The exercise → Starting from the top of the material, restate each line exactly until the line that contains "import pandas as pd", which is also copied. Pictures are excluded.

Data segment →
···

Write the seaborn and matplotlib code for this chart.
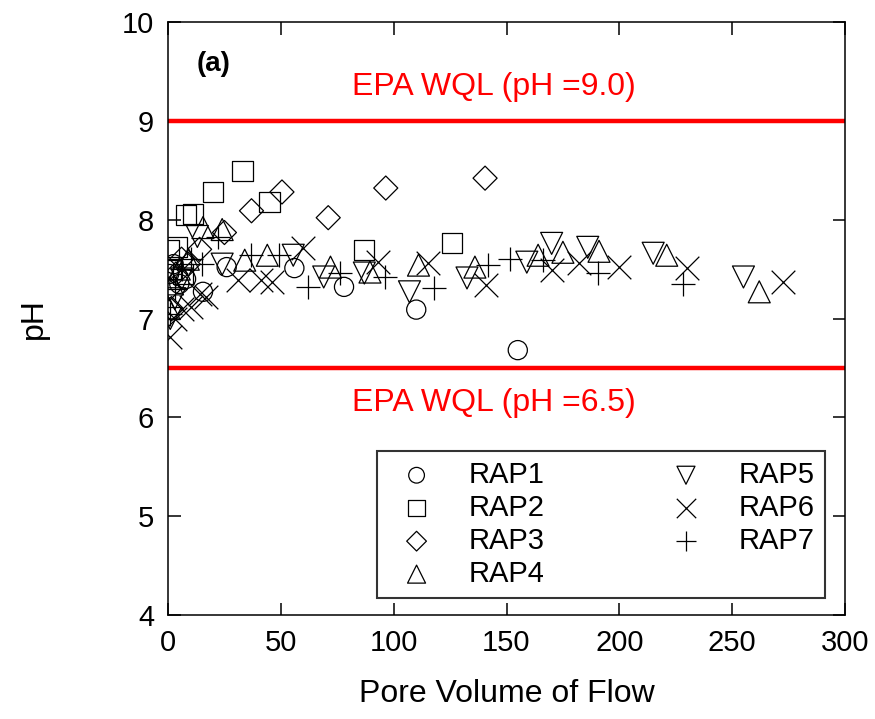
import matplotlib
matplotlib.use("Agg")
import matplotlib.pyplot as plt
import seaborn as sns
import pandas as pd

# ---- data ----
rap1_x = [0.5, 2.5, 5, 8, 15.5, 26, 56, 78, 110, 155]
rap1_y = [7.45, 7.55, 7.35, 7.4, 7.27, 7.52, 7.51, 7.32, 7.09, 6.68]
rap2_x = [0.5, 1.5, 4, 6.5, 8, 11, 20, 33, 45, 87, 126]
rap2_y = [7.69, 7.5, 7.72, 7.45, 8.05, 8.06, 8.28, 8.49, 8.18, 7.69, 7.76]
rap3_x = [0.5, 1.5, 3.5, 6, 9, 14, 25, 37, 50.5, 71, 96.5, 140.5]
rap3_y = [7.3, 7.1, 7.45, 7.6, 7.55, 7.7, 7.87, 8.09, 8.28, 8.02, 8.32, 8.42]
rap4_x = [0.5, 2, 5, 9, 15.5, 24, 34, 44, 72, 89.5, 111, 136, 164, 175, 191, 221, 262]
rap4_y = [7.1, 7.35, 7.5, 7.6, 7.92, 7.9, 7.59, 7.64, 7.52, 7.47, 7.54, 7.52, 7.64, 7.67, 7.68, 7.64, 7.27]
rap5_x = [1, 3, 6, 13, 24, 55.5, 69, 87, 107, 132.5, 159, 170, 186, 215, 255]
rap5_y = [7.0, 7.2, 7.4, 7.83, 7.55, 7.64, 7.42, 7.46, 7.27, 7.41, 7.57, 7.76, 7.72, 7.66, 7.42]
rap6_x = [1, 3, 6, 10, 14, 17, 31, 41, 46, 60, 93, 115, 141, 170, 182, 200, 230, 272.5]
rap6_y = [6.81, 7.0, 7.1, 7.12, 7.25, 7.22, 7.39, 7.39, 7.37, 7.71, 7.57, 7.56, 7.34, 7.49, 7.56, 7.52, 7.51, 7.37]
rap7_x = [1, 3, 6, 10, 15, 22, 37, 49, 62, 76, 96, 118, 142, 151.5, 166, 190.5, 228]
rap7_y = [7.05, 7.3, 7.5, 7.6, 7.55, 7.82, 7.64, 7.64, 7.32, 7.46, 7.42, 7.31, 7.54, 7.6, 7.59, 7.46, 7.35]

series_names = ["RAP1", "RAP2", "RAP3", "RAP4", "RAP5", "RAP6", "RAP7"]
series_x = [rap1_x, rap2_x, rap3_x, rap4_x, rap5_x, rap6_x, rap7_x]
series_y = [rap1_y, rap2_y, rap3_y, rap4_y, rap5_y, rap6_y, rap7_y]
limit_values = [9.0, 6.5]
limit_labels = ["EPA WQL (pH =9.0)", "EPA WQL (pH =6.5)"]
x_ticks = [0, 50, 100, 150, 200, 250, 300]
y_ticks = [4, 5, 6, 7, 8, 9, 10]

markers = ["o", "s", "D", "^", "v", "x", "+"]
sizes = [190, 210, 150, 250, 250, 290, 290]

sns.set_theme(style="ticks")
plt.rcParams["font.family"] = ["Liberation Sans", "DejaVu Sans"]
plt.rcParams["text.color"] = "black"
plt.rcParams["axes.labelcolor"] = "black"
plt.rcParams["xtick.color"] = "black"
plt.rcParams["ytick.color"] = "black"

fig = plt.figure(figsize=(8.75, 7.19), dpi=100)
ax = fig.add_axes([168 / 875, 1 - 615 / 719, (845 - 168) / 875, (615 - 22) / 719])

for name, xs, ys, m, s in zip(series_names, series_x, series_y, markers, sizes):
    df = pd.DataFrame({"x": xs, "y": ys})
    if m in ("x", "+"):
        sns.scatterplot(data=df, x="x", y="y", marker=m, s=s, color="black",
                        linewidth=0.9, ax=ax, label=name, zorder=3)
    else:
        sns.scatterplot(data=df, x="x", y="y", marker=m, s=s, facecolors="none",
                        edgecolor="black", linewidth=0.9, ax=ax, label=name, zorder=3)

for v in limit_values:
    ax.axhline(v, color="#ff0000", linewidth=3.2, zorder=2)

ax.text(144.5, 9.34, limit_labels[0], color="#ff0000", fontsize=23, ha="center", va="center")
ax.text(144.5, 6.15, limit_labels[1], color="#ff0000", fontsize=23, ha="center", va="center")
ax.text(20, 9.58, "(a)", fontsize=20, fontweight="bold", ha="center", va="center", color="black")

ax.set_xlim(0, 300)
ax.set_ylim(4, 10)
ax.set_xticks(x_ticks)
ax.set_yticks(y_ticks)
ax.tick_params(direction="in", length=9, width=1.1, labelsize=21, top=True, right=True,
               colors="black", labelcolor="black", pad=10)
for sp in ax.spines.values():
    sp.set_linewidth(1.1)
    sp.set_color("black")
ax.set_xlabel("Pore Volume of Flow", fontsize=23, color="black")
ax.set_ylabel("pH", fontsize=23, color="black")
ax.xaxis.set_label_coords(0.5, -0.108)
ax.yaxis.set_label_coords(-0.176, 0.5)

leg = ax.legend(loc="lower left", bbox_to_anchor=(0.309, 0.0287, 0.661, 0.271),
                mode="expand", ncol=2, fontsize=21, frameon=True, fancybox=False,
                borderpad=0.35, labelspacing=0.17, handletextpad=0.8, markerscale=0.82,
                borderaxespad=0)
leg.get_frame().set_edgecolor("black")
leg.get_frame().set_linewidth(1.5)
for t in leg.get_texts():
    t.set_color("black")

fig.savefig("out.png", dpi=100)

···

Final answer →
Write the seaborn and matplotlib code for this chart.
import matplotlib
matplotlib.use("Agg")
import matplotlib.pyplot as plt
import seaborn as sns
import pandas as pd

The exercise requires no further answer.